Smile for the birdie...or not.

 I found a book of Annie Leibovitz's photography.
She is a documentary style photographer well know for her photos of celebrities.
(The naked John Lennon with Yoko Ono and the naked,  pregnant Demi Moore are just two.)

I wanted to share her thoughts on forcing a smile for a photo.

"Where did 'smile for the camera' come from?  It's a tic.  A way of directing attention to the camera.  'Look at the birdie'.  The smile is a component of family pictures.  Mothers don't want to see their children looking unhappy.  My mother would hire a local photographer to make a family portrait and he would inevitably ask us all to smile.  They were canned smiles.  Forced.  In the fifties,  everything was supposed to be OK,  although half the time it wasn't OK.  It took me years to understand that I equated asking someone to smile with asking them to do something false."
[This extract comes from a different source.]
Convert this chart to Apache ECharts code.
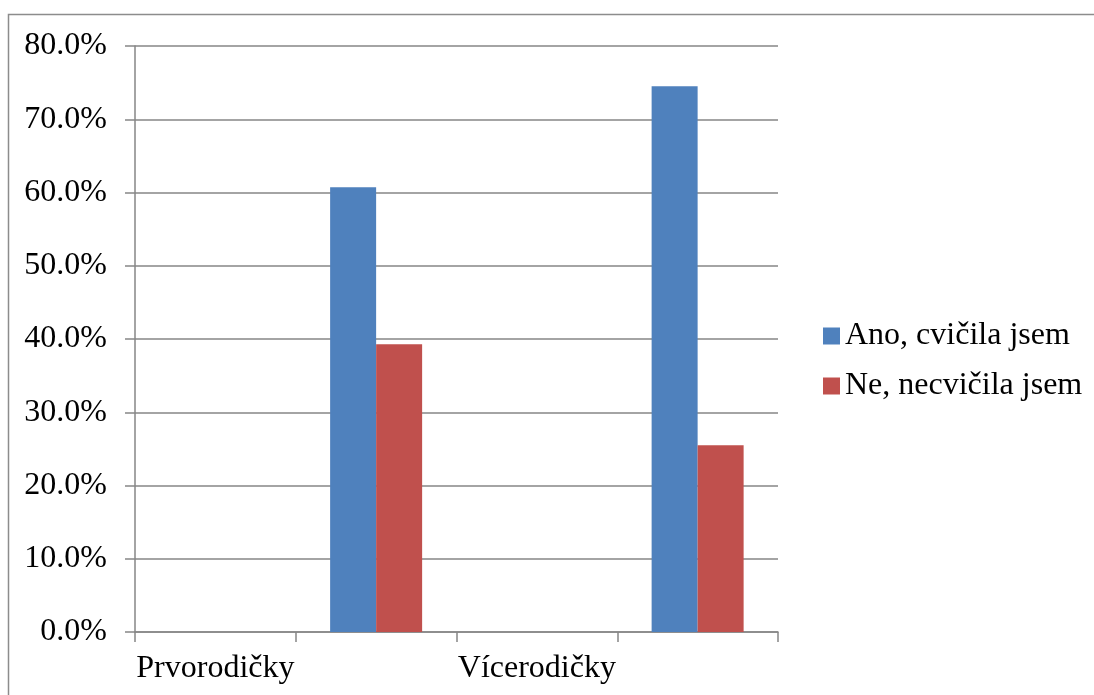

Taken from "Annie Leibovitz at Work" by Annie Leibovitz, 2008

I have always felt this way about photographing people.  I prefer to capture moments as they unfold and get true reactions and feelings from people that tell their story.
Documentary-style photography.

I think moms have an advantage over anyone else when it comes to photographing their children.
Moms reallllly know their kids.  Their routines,  their feelings and those quirky things our kids love to do.

This is one of my favourite times of the day.
7:00am - outside with my youngest, our dog and a cup of coffee.